Позади турундела бочка. Ей подсвистывала свирель. Над храмовой площадью блуждали разноцветные бумажные фонарики. И луна висела над площадью, ну точь-в-точь испеченная в костре и очищенная картофелина. При такой луне бабушка, бывало, заговаривала мне зубы. Сумела бы она заговорить мою руку? Вдруг положат в больницу? Потом как снова встретиться с Сумико?
Сумико с Ивао разулись в передней перед дверью их квартиры. Я, как всегда, потер босые подошвы о штанины.
Ивао тихо откатил половинку двери и пропустил нас в темную комнату. Посредине жерлом вулкана краснела жаровня. Здесь никого не было. Но из соседней комнаты доносилось бормотание.
Ивао раздвинул следующую дверь. Под многорамным окном в клетке из лунного света сидели рядом на татами Ге и бабушка. Возле них стоял фарфоровый чайник с отбитым носиком. В нем бабушка держала свои целебные настои.
— На море-окияне, на острове Буяне, на песках сыпучих дуб стоит дремучий, в дубе том дупло, в дупле — темно, — раздавался мерный голос бабушки. — Изыди, болезнь, из Ге-страдальца на остров Буян, в дуб дремучий, в дупло вонючее…

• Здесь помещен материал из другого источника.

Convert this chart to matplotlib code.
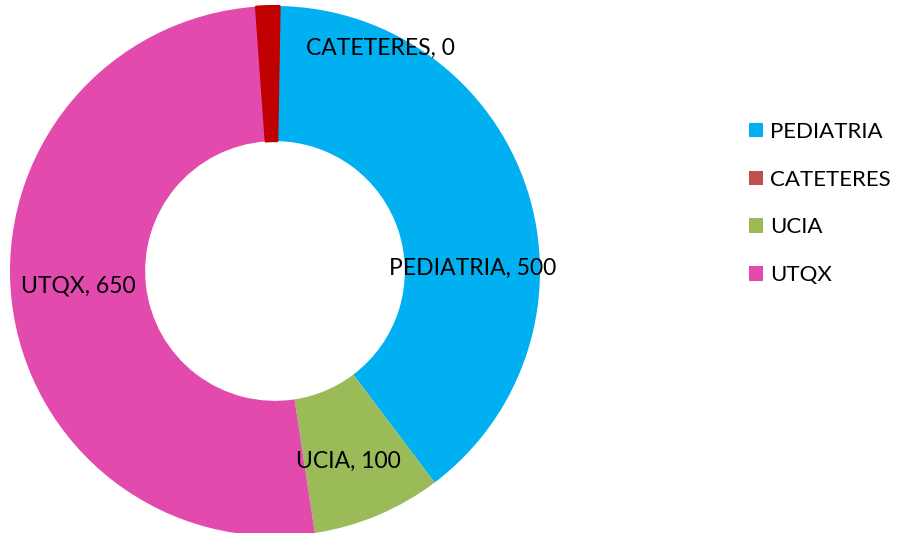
import matplotlib.pyplot as plt
from matplotlib.patches import Patch

# data
categories = ['PEDIATRIA', 'CATETERES', 'UCIA', 'UTQX']
shown_values = [500, 0, 100, 650]
drawn_values = [500, 18, 100, 650]   # catheter slice is drawn as a sliver in the original
colors = ['#00B0F0', '#C00000', '#9BBB59', '#E24AAD']
legend_colors = ['#00B0F0', '#C0504D', '#9BBB59', '#E24AAD']

# clockwise drawing order as in the picture
draw_order = [0, 2, 3, 1]
label_pos = {'PEDIATRIA': (0.747, 0.011), 'CATETERES': (0.396, 0.842),
             'UCIA': (0.275, -0.717), 'UTQX': (-0.743, -0.057)}

plt.rcParams['font.family'] = ['Lato', 'DejaVu Sans']

fig = plt.figure(figsize=(8.97, 5.33), dpi=100)
W, H = 897, 533
cx, cy, r = 275, 271, 265
ax = fig.add_axes([(cx - r) / W, (H - cy - r) / H, 2 * r / W, 2 * r / H])

sizes = [drawn_values[i] for i in draw_order]
cols = [colors[i] for i in draw_order]
wedges, _ = ax.pie(sizes, colors=cols, startangle=89, counterclock=False,
                   radius=1, wedgeprops=dict(width=0.51, linewidth=0))
# the sliver has a rounded outline in the original
cat_w = wedges[draw_order.index(1)]
cat_w.set_edgecolor('#C00000')
cat_w.set_linewidth(1.5)
cat_w.set_joinstyle('round')

for name, val in zip(categories, shown_values):
    x, y = label_pos[name]
    ax.text(x, y, f'{name}, {val}', ha='center', va='center', fontsize=16.5, color='black')

ax.set_xlim(-1, 1)
ax.set_ylim(-1, 1)
ax.set_aspect('equal')
ax.axis('off')

handles = [Patch(facecolor=c, edgecolor='none') for c in legend_colors]
fig.legend(handles, categories, loc='upper left', bbox_to_anchor=(740 / W, 1 - 113 / H),
           frameon=False, fontsize=16, handlelength=0.64, handleheight=0.64,
           handletextpad=0.32, labelspacing=1.25, borderaxespad=0)

fig.savefig('out.png', dpi=100)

Ге глядел на луну и повторял, запинаясь. Как ни больно мне было, но я прыснул в кулак. Тогда Сумико дернула меня назад.
Мы вышли и переждали, пока они не закончили. Наконец бабушка сказала:
— Семь ден по семь раз повторим — должно полегчать… Я одну девушку полоумную вылечила. Ходила она все и спрашивала каждого: «Леню моего не видели?» А Леню этого, ее жениха, под Ленинградом убило…
Дальше я не стерпел. Бабушка могла говорить о том, как лечила, бесконечно. Я шагнул к ним в комнату. Сумико пришлось идти за мной. Ивао сзади включил свет.
— Папа, помоги. — Сумико опустилась перед отцом на колени и стала объяснять, что у меня сломана рука.